Inva Mula (Mireille), Charles Castronovo (Vincent), Franck Ferrari (Ourrias), Alain Vernhes (Maître Ramon), Sylvie Brunet (Taven), Anne-Catherine Gillet (Vincenette), Sébastien Droy (Anderloun), Nicolas Cavallier (Maître Ambroise), Amel-Brahim Djelloul (Clémence), Ugo Rabec (Passeur). Chœur et Orchestre de l’Opéra national de Paris, dir. Marc Minkowski (Paris, Palais Garnier, 11n 12 & 14 septembre 2009). Mise en scène : Nicolas Joel.
Naxos. 2 DVD. Présentation bilingue (angl., fr.). Distr. Outhere.

Cette Mireille inaugurait le mandat sans éclat de Nicolas Joel à la tête de l’Opéra de Paris. Événement doublement symbolique : le répertoire français, que son prédécesseur Gérard Mortier n’avait d’ailleurs pas totalement négligé, reprenait tous ses droits, les productions iconoclastes n’avaient plus droit de cité. Pour enfoncer le clou, le nouveau directeur se réservait la mise en scène de l’opéra de Gounod. Mal lui en prit, bien qu’il s’abstînt ensuite : la tradition, ici, n’était que ringardise. Si le réalisme des décors passait, sauf celui du Val d’enfer, d’une laideur visqueuse, la direction d’acteurs, d’un autre âge, prêtait parfois à sourire par sa naïveté de patronage, échouant surtout à créer de vrais personnages.
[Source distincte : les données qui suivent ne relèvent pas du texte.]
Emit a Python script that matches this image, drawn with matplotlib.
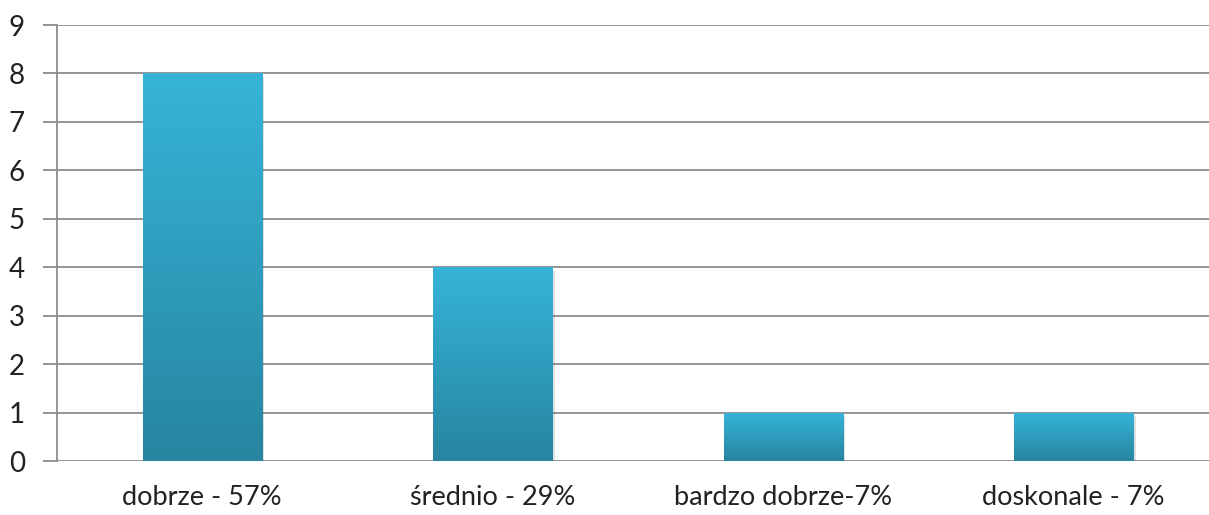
import numpy as np
import matplotlib.pyplot as plt
from matplotlib.colors import LinearSegmentedColormap
from matplotlib.patches import Rectangle

categories = ["dobrze - 57%", "średnio - 29%", "bardzo dobrze-7%", "doskonale - 7%"]
values = [8, 4, 1, 1]
y_ticks = list(range(0, 10))

plt.rcParams['font.family'] = ['Lato', 'DejaVu Sans']

fig = plt.figure(figsize=(12.09, 5.15), dpi=100)
ax = fig.add_axes([57 / 1209, 54 / 515, 1162 / 1209, 436 / 515])

grid_color = '#8c8c8c'
for y in y_ticks:
    ax.axhline(y, color=grid_color, lw=1.3, zorder=1)

cmap = LinearSegmentedColormap.from_list('bar', ['#2785a0', '#36b4d8'])
grad = np.linspace(0, 1, 256).reshape(-1, 1)
width = 0.41
for i, v in enumerate(values):
    # soft shadow
    sh = Rectangle((i - width / 2 + 0.008, -0.07), width, v, facecolor='#000000',
                   alpha=0.12, lw=0, zorder=2)
    ax.add_patch(sh)
    rect = Rectangle((i - width / 2, 0), width, v, facecolor='none', lw=0, zorder=3)
    ax.add_patch(rect)
    im = ax.imshow(grad, cmap=cmap, origin='lower', aspect='auto',
                   extent=(i - width / 2, i + width / 2, 0, v), zorder=3)
    im.set_clip_path(rect)

ax.set_xlim(-0.5, len(categories) - 0.5)
ax.set_ylim(0, 9)
ax.set_yticks(y_ticks)
ax.set_xticks(range(len(categories)))
ax.set_xticklabels(categories, fontsize=19.5, color='#222222')
ax.tick_params(axis='x', length=0, pad=17)
ax.tick_params(axis='y', length=10, width=1.3, color=grid_color, labelsize=20,
               labelcolor='#222222', pad=13)

for s in ['top', 'right', 'bottom']:
    ax.spines[s].set_visible(False)
ax.spines['left'].set_color(grid_color)
ax.spines['left'].set_linewidth(1.3)
ax.spines['left'].set_zorder(4)

fig.savefig('out.png', dpi=100, facecolor='white')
La musique, heureusement, était beaucoup mieux servie et le chant français honoré, même par les interprètes non venus de l’Hexagone. Certes un peu tendue à partir du quatrième acte, Inva Mula incarnait une belle Mireille, bien projetée sur toute la tessiture, avec un aigu sûr et une ligne joliment galbée, entre fraîcheur candide et grands accents dramatiques. Le Vincent de Charles Castronovo lui était assorti par la qualité du timbre et l’élégance du chant, il assumait les tensions du Val d’enfer, qui mettent à la peine des ténors trop légers. Franck Ferrari séduisait moins : quelque fruste qu’il soit, le jaloux Ourrias doit-il offrir un chant aussi brut ? Sylvie Brunet, en revanche, ne débraille pas sa Taven, d’autant plus impressionnante qu’elle n’est pas caricaturale – vocalement du moins. Autour d’eux, tous sont excellents, même si la tessiture de Vincenette reste un peu centrale pour la délicieuse Anne-Catherine Gillet : parfait berger ténor et non plus travesti de Sébastien Droy, Ramon usé mais superbe d’Alain Vernhes, à la violence stylée, Ambroise plein de relief de Nicolas Cavallier, Clémence lumineuse d’Amel-Brahim Djelloul, Passeur imposant d’Ugo Rabec. Marc Minkowski dirige en chef de théâtre, crée une tension et des atmosphères, très attentif aux couleurs de l’orchestre de Gounod.

La production est ce qu’elle est, mais chanteurs et chef nous rappellent, s’il en était besoin, que Mireille est un chef-d’œuvre.